With the help of her sidekick Hedda Hopper (Judy Davis), Joan sets an ingenious plan into motion: To be more present at the Oscar ceremony than even the gold statues themselves. Her multi-pronged approach includes presenting the award for Best Director, charming her way into accepting the award on behalf of two of the other nominees (Geraldine Page, who she actually convinces not to show up; and Anne Bancroft, busy with a play in New York), and hosting her own cocktail reception IN THE GREEN ROOM BACKSTAGE at the actual ceremony.
Dressed head-to-toe in silver to contrast the evenings main color of gold (Edith Head’s idea) Joan’s point is clear: Screw you, Hollywood –she ain’t goin’ anywhere.
And whether intentional or just a happy outcome, the greatest effect of all of this in on poor Bette Davis, who was just trying to hold onto her own bit of the limelight, and her sanity. Watching Joan swirl around the auditorium like a glittering orb (or an actual nominee) while she was trying to not focus on how much she wanted (or needed) this win is like watching a dog growling at a cat who’s stolen its bed: Snarl all it wants, that cat isn’t moving — so the dog might as well curl up somewhere else.
The climax of the episode comes, of course, just as the award for Best Actress is called.

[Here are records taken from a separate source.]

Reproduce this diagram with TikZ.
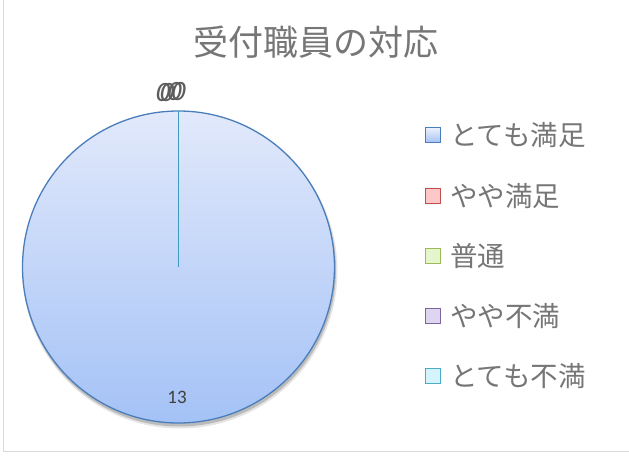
\documentclass[tikz,border=0pt]{standalone}
\usepackage{fontspec}
\newfontfamily\cjk{Noto Sans CJK JP}
\newfontfamily\numf{Carlito}
\usetikzlibrary{shadings}
\definecolor{txtgray}{RGB}{118,118,118}
\definecolor{lblgray}{RGB}{64,64,64}
\definecolor{framegray}{RGB}{217,217,217}
\definecolor{pieedge}{RGB}{74,126,187}
\definecolor{pietop}{RGB}{226,233,251}
\definecolor{piebot}{RGB}{164,194,246}
\definecolor{radline}{RGB}{62,155,190}
\tikzset{
  legbox/.style={minimum width=15bp, minimum height=15bp, inner sep=0pt, line width=1.2bp},
  legtext/.style={anchor=west, inner sep=0pt, font=\cjk\fontsize{27.5bp}{29bp}\selectfont, text=txtgray},
  datalbl/.style={inner sep=0pt, font=\numf\fontsize{19bp}{21bp}\selectfont, text=lblgray},
  zerolbl/.style={inner sep=0pt, font=\numf\fontsize{28bp}{30bp}\selectfont, text=lblgray!85!white, xslant=0.18}
}
\begin{document}
\begin{tikzpicture}[x=1bp,y=-1bp]
\useasboundingbox (0,0) rectangle (629,457);
\fill[white] (0,0) rectangle (629,457);
% frame
\draw[framegray, line width=1.5bp] (3.5,-5) -- (3.5,451.5) -- (640,451.5);
% title
\node[font=\cjk\fontsize{35bp}{38bp}\selectfont, text=txtgray] (title) at (316,42) {受付職員の対応};
% pie shadow
\fill[black, opacity=0.18] (179.5,270) circle (156.5);
\fill[black, opacity=0.10] (180,271) circle (157.5);
% pie
\shade[top color=pietop, bottom color=piebot] (178.5,267) circle (156);
\draw[pieedge, line width=1.3bp] (178.5,267) circle (156);
\coordinate (c) at (178.5,267);
\coordinate (t) at (178.5,111);
\draw[radline, line width=1.3bp] (c) -- (t);
% data labels
\node[zerolbl] (z1) at (163.5,92.5) {0};
\node[zerolbl] (z2) at (167.5,92.5) {0};
\node[zerolbl] (z3) at (175,92) {0};
\node[zerolbl] (z4) at (179,92) {0};
\node[datalbl] (v13) at (177,397) {13};
% legend
\node[legbox, draw=pieedge, top color=pietop!60!white, bottom color=piebot] (b1) at (433,135) {};
\node[legbox, draw={rgb,255:red,192;green,80;blue,77}, fill={rgb,255:red,255;green,200;blue,200}] (b2) at (433,196) {};
\node[legbox, draw={rgb,255:red,155;green,187;blue,89}, fill={rgb,255:red,230;green,246;blue,204}] (b3) at (433,256) {};
\node[legbox, draw={rgb,255:red,128;green,100;blue,162}, fill={rgb,255:red,222;green,214;blue,240}] (b4) at (433,316) {};
\node[legbox, draw={rgb,255:red,75;green,172;blue,198}, fill={rgb,255:red,212;green,243;blue,251}] (b5) at (433,376) {};
\node[legtext] (l1) at (450,135) {とても満足};
\node[legtext] (l2) at (450,196) {やや満足};
\node[legtext] (l3) at (450,256) {普通};
\node[legtext] (l4) at (450,316) {やや不満};
\node[legtext] (l5) at (450,376) {とても不満};
\end{tikzpicture}
\end{document}
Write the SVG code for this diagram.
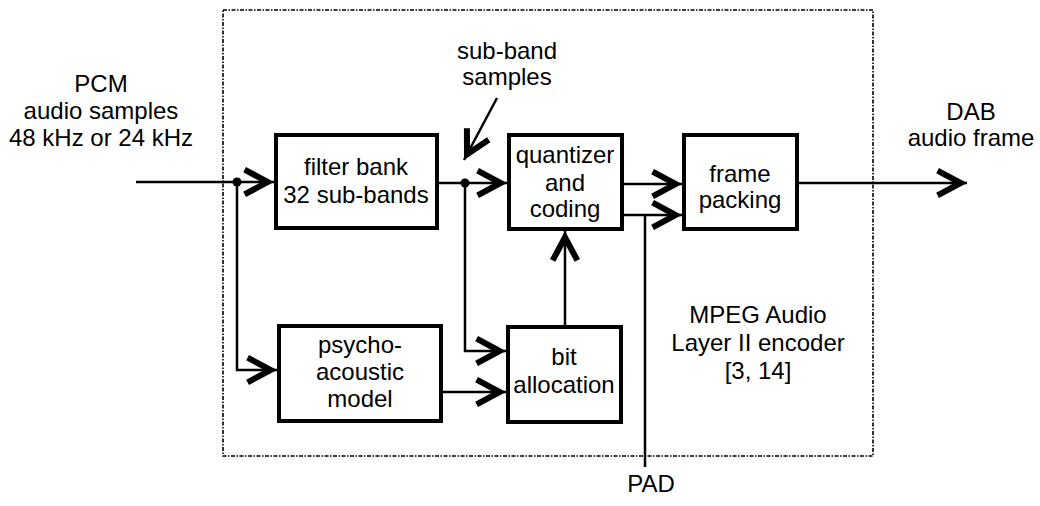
<svg xmlns="http://www.w3.org/2000/svg" width="1040" height="506" viewBox="0 0 1040 506">
<style>
text{font-family:"Liberation Sans",Arial,sans-serif;font-size:24px;fill:#000;text-anchor:middle}
.box{fill:#fff;stroke:#000;stroke-width:4}
.ln{fill:none;stroke:#000;stroke-width:2.5}
.frame{fill:none;stroke:#000;stroke-width:1.6;stroke-dasharray:4 1.5 1.5 1.5}
</style>
<defs>
<marker id="ah" markerUnits="userSpaceOnUse" viewBox="-32 -17 34 34" markerWidth="34" markerHeight="34" refX="0" refY="0" orient="auto">
<polygon points="0,0 -28,-15 -30.8,-9.7 -12.8,0 -30.8,9.7 -28,15" fill="#000"/>
</marker>
</defs>
<rect class="frame" x="223" y="10" width="650" height="446"/>
<g id="connectors">
<path class="ln" d="M136,182 H274" marker-end="url(#ah)"/>
<path class="ln" d="M237,182 V370 H277" marker-end="url(#ah)"/>
<path class="ln" d="M437,183 H507" marker-end="url(#ah)"/>
<path class="ln" d="M465,183 V351 H506" marker-end="url(#ah)"/>
<path class="ln" d="M441,392 H506" marker-end="url(#ah)"/>
<path class="ln" d="M565,327 V231" marker-end="url(#ah)"/>
<path class="ln" d="M622,184 H682" marker-end="url(#ah)"/>
<path class="ln" d="M622,215 H682" marker-end="url(#ah)"/>
<path class="ln" d="M645,467 V215"/>
<path class="ln" d="M797,183 H967" marker-end="url(#ah)"/>
<path class="ln" d="M497,98 L464,160" marker-end="url(#ah)"/>
<circle cx="237" cy="182" r="4.5" fill="#000"/>
<circle cx="465" cy="183" r="4.5" fill="#000"/>
</g>
<g id="filterbank">
<rect class="box" x="276" y="135" width="161" height="93"/>
<text x="356" y="175">filter bank</text>
<text x="356" y="203">32 sub-bands</text>
</g>
<g id="quantizer">
<rect class="box" x="509" y="135" width="113" height="94"/>
<text x="565" y="163">quantizer</text>
<text x="565" y="191">and</text>
<text x="565" y="217">coding</text>
</g>
<g id="framepacking">
<rect class="box" x="684" y="135" width="113" height="94"/>
<text x="740" y="182">frame</text>
<text x="740" y="208">packing</text>
</g>
<g id="psycho">
<rect class="box" x="279" y="326" width="162" height="95"/>
<text x="360" y="353">psycho-</text>
<text x="360" y="380">acoustic</text>
<text x="360" y="407">model</text>
</g>
<g id="bitalloc">
<rect class="box" x="508" y="327" width="113" height="95"/>
<text x="564" y="365">bit</text>
<text x="564" y="393">allocation</text>
</g>
<g id="labels">
<text x="101" y="92">PCM</text>
<text x="101" y="119">audio samples</text>
<text x="101" y="146">48 kHz or 24 kHz</text>
<text x="971" y="120">DAB</text>
<text x="971" y="146">audio frame</text>
<text x="507" y="59">sub-band</text>
<text x="507" y="85">samples</text>
<text x="758" y="323">MPEG Audio</text>
<text x="758" y="351">Layer II encoder</text>
<text x="758" y="379">[3, 14]</text>
<text x="651" y="492">PAD</text>
</g>
</svg>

Waiting in the wings are our two ladies, each poised to leap out on stage as soon as they hear the right name… And in that crushing moment Anne Bancroft is called as the winner, time stops for Bette, for just a moment. Suddenly, taking that next breath becomes a forced function as she tries to make sense of the physical space around her. And when she finally does, at the center of her focus is a sparkling Joan, gliding by to take the podium.
But herein lies the real-world rub: Come actual awards season back in our reality, who are we going to root for for Best Actress — because we know they’re both going to get noms, right? Sarandon and Lange have given such layers to each of these women that it’s hard to tell who’s done it better. Joan Crawford may be the flashier role, and Lange has done so much with it — but Sarandon as Bette has consistently delivered a nuanced, quietly beautiful performance as the brassy but tender Davis.
Maybe Anne Bancroft said it best, chatting with Joan in her Broadway dressing room: “[She] may have had the flashier role, but you made that movie work.” In this case, the bravura performance from Lange alone might not ring quite so true.
We know that there’s still more to this story, and three episodes remain in the anthology’s season. But in the context of the story to date — the struggle to find the movie and get it going, the struggles on set, the fear of a bomb, and redemption of a hit — this episode feels in many ways like a finale.
Whatever will our stars do next?
“Feud” airs Sundays at 10 p.m. ET/PT on FX.